British statesmen and the directors of the Company felt that time had come to check further expansion, to put an end to ruinous expenditure, and to digest and consolidate Britain’s recent gains in India. Wellesley was, therefore, recalled from India and the Company made peace with Holkar in January 1806 by the treaty of Raighat, giving back to the Holkar the greater part of his territories.
Wellesley’s expansionist policy had been checked near the end. All the same, it had resulted in the East India Company becoming the paramount power in India.
A young officer in the Company’s judicial service, Henry Roberclaw, wrote (about 1805):
An Englishman in India is proud and tenacious, he feels himself a conqueror amongst a vanquished people and looks down with some degree of superiority on all below him.

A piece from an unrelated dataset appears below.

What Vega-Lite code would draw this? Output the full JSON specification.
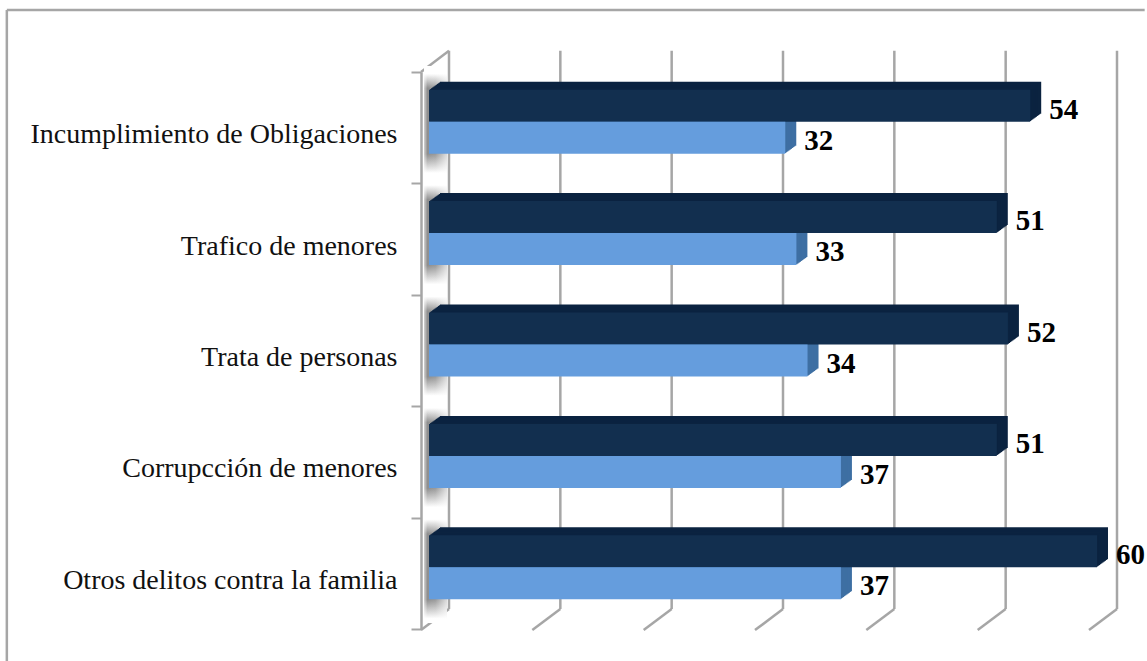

Expansion of British Rule under Lord Hastings (1813-22):
The Second Anglo-Maratha War had shattered the power of the Maratha chiefs but not their spirit. They made a desperate last attempt to regain their independence and old prestige in 1817. The lead in organising a united front of the Maratha chiefs was taken by the Peshwa who was smarting under the rigid control exercised by the British Resident.
The Peshwa attacked the British Residency at Poona in November 1817. Appa Sahib of Nagpur attacked the Residency at Nagpur, and Madhav Rao Holkar made preparations for war. The Governor-General, Lord Hastings, struck back with characteristic vigour.
He compelled Sindhia to accept British suzerainty, and defeated the armies of the Peshwa, Bhonsle and Holkar. The Peshwa was dethroned and pensioned off at Bithur near Kanpur. His territories were annexed and the enlarged Presidency of Bombay brought into existence.
Holkar and Bhonsle accepted Subsidiary forces. To satisfy Maratha pride, the small Kingdom of Satara was founded out of the Peshwa’s lands and given to the descendant of Chatrapati Shivaji who ruled it as a complete dependent of the British. Like other rulers of Indian states, the Maratha chiefs too existed from now on at the mercy of British power.
The Rajputana states had been dominated for several decades by Sindhia and Holkar. After the downfall of the Marathas, they lacked the energy to reassert their independence and readily accepted British supremacy. Thus, by 1818, the entire Indian subcontinent excepting the Punjab and Sindh had been brought under British control.
Part of it was ruled directly by the British and the rest by a host of Indian rulers over whom the British exercised paramount power. These states had virtually no armed forces of their own, nor did they have any independent foreign relations.
They paid heavily for the British forces stationed in their territories to control them. They were autonomous in their internal affairs, but even in this respect they acknowledged British authority wielded through a Resident. They were on perpetual probation.